Contesting Harriet Beecher Stowe: Morality, Proslavery Southern Women, and Uncle Tom's Cabin

Saturday, January 6, 2018
Atrium (Marriott Wardman Park)
Elizabeth Willett, Central Connecticut State University
This poster examines the female proslavery authors who responded to Harriet Beecher Stowe’s Uncle Tom’s Cabin and how they used their own understanding of Christianity to formulate their position. Authors such as Mary Henderson Eastman, Caroline Lee Hentz and Sarah Josepha Hale used the moral superiority conferred upon well-to-do white southern women to parallel the transgression of Adam and Eve to the infiltration of Northern thought in Southern society, which they believed to be a corrupting influence on their own idyllic Eden. As a result of this increasingly tense relationship, the authors also discussed the immoral treatment of freedmen and slaves in the North, as well as the emerging idea of “white slavery,” with the intention of portraying the Northern abolitionists as hypocritical by emphasizing the exploitation of impoverished white workers in the industrial North.
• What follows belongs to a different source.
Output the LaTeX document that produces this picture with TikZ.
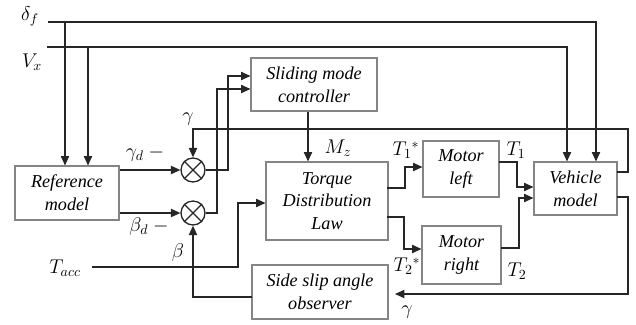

For all of their similarities, each author still offered fundamentally different responses to Stowe, resulting in unique assertions based on personal moral beliefs. The female authors of “anti-Tom” literature were able to advocate for the retention of slavery in American society because they condoned the patriarchal structures that maintained slavery and consequently their own subjugation.